If you’re a small business owner with a single location, you have complete control over your business. As you get bigger, however, it can be harder, if not impossible, to oversee every situation personally.
If you add a new location or even just expand your current one, you may have to trust others to run certain aspects of the business. There’s a clear trade-off here. The bigger you get, the less you can be on top of every aspect of your business.
That can make it hard to make the decision to grow. You have to balance a desire to make more money/own a larger company with the fact that you will lose some ability to be hands-on and control every facet of the company.
Opening a new location comes with a certain level of risk. Image source: Getty Images.
Do you have the people?
In many ways, the decision to grow comes down to whether you have — or can hire — the right people. Sometimes it makes sense to add a location, because then you have someone working under you who is ready to run his or her own operation.

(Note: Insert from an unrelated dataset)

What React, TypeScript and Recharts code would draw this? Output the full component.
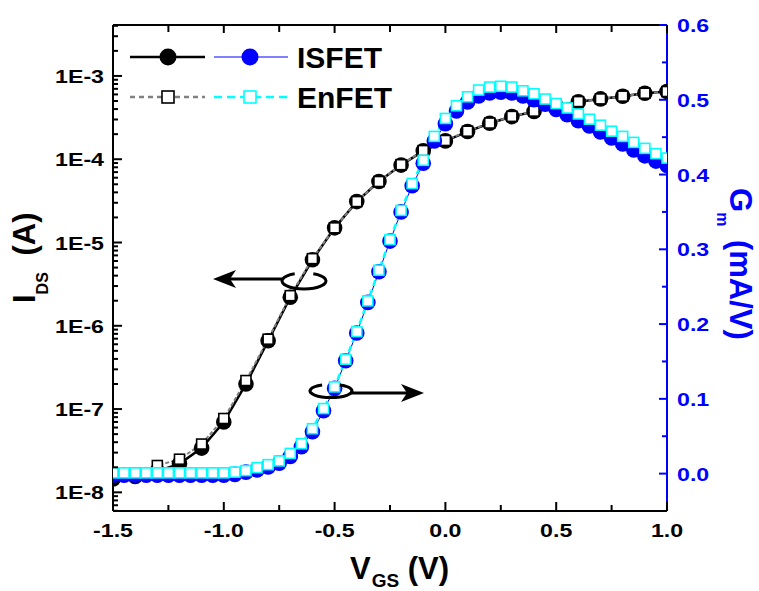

That, of course, presents a risk as well. If you expand based on one good employee, you give that worker a lot of leverage. You should consider incentivizing that person to tie their compensation to the success of your new endeavor — you’ll want him or her to have enough upside so they can’t be easily stolen away.
Is the opportunity there?
Sometimes a business works because it has a history in a certain location. A local pizza shop, for example, may be an ingrained part of one neighborhood but a totally unknown entity a few towns over.
If you’re considering expanding, it’s important to really examine the market and the potential opportunity. Can you duplicate what you already do in another location? What will it cost to establish yourself in a new market? Who are the established players, and how does the community feel about them?
In many ways, you want to think about being a good citizen. If you bring a second dry cleaner into a market that already has one, is there enough business the both of you? If there isn’t, your entering the market could mean that not only will you fail, you may ruin a successful business and leave the community without that needed service.
Can you handle it?
If you started your business and have run every aspect of it yourself, you need to really think about how expanding will impact you. Can you give up some control? Are you willing to work harder if you’re not willing to let someone else make key decisions?
It’s not always easy to put your fate into the hands of another person. If you’re going to do that, it’s important to set parameters and stick by them. Decide what level of decision requires your input and where your manager can make the call without you. You don’t want to pass up a major opportunity because you’re being unreasonable about control. On the other hand, expanding when you don’t have the right people can be a recipe for disaster.
Growing can mean making more money, but it can also mean added stress, and sometimes it can make a successful company fail. Before you make the call, truly evaluate the opportunity and only do it if you have all the pieces in place, along with a personal willingness to do what’s needed.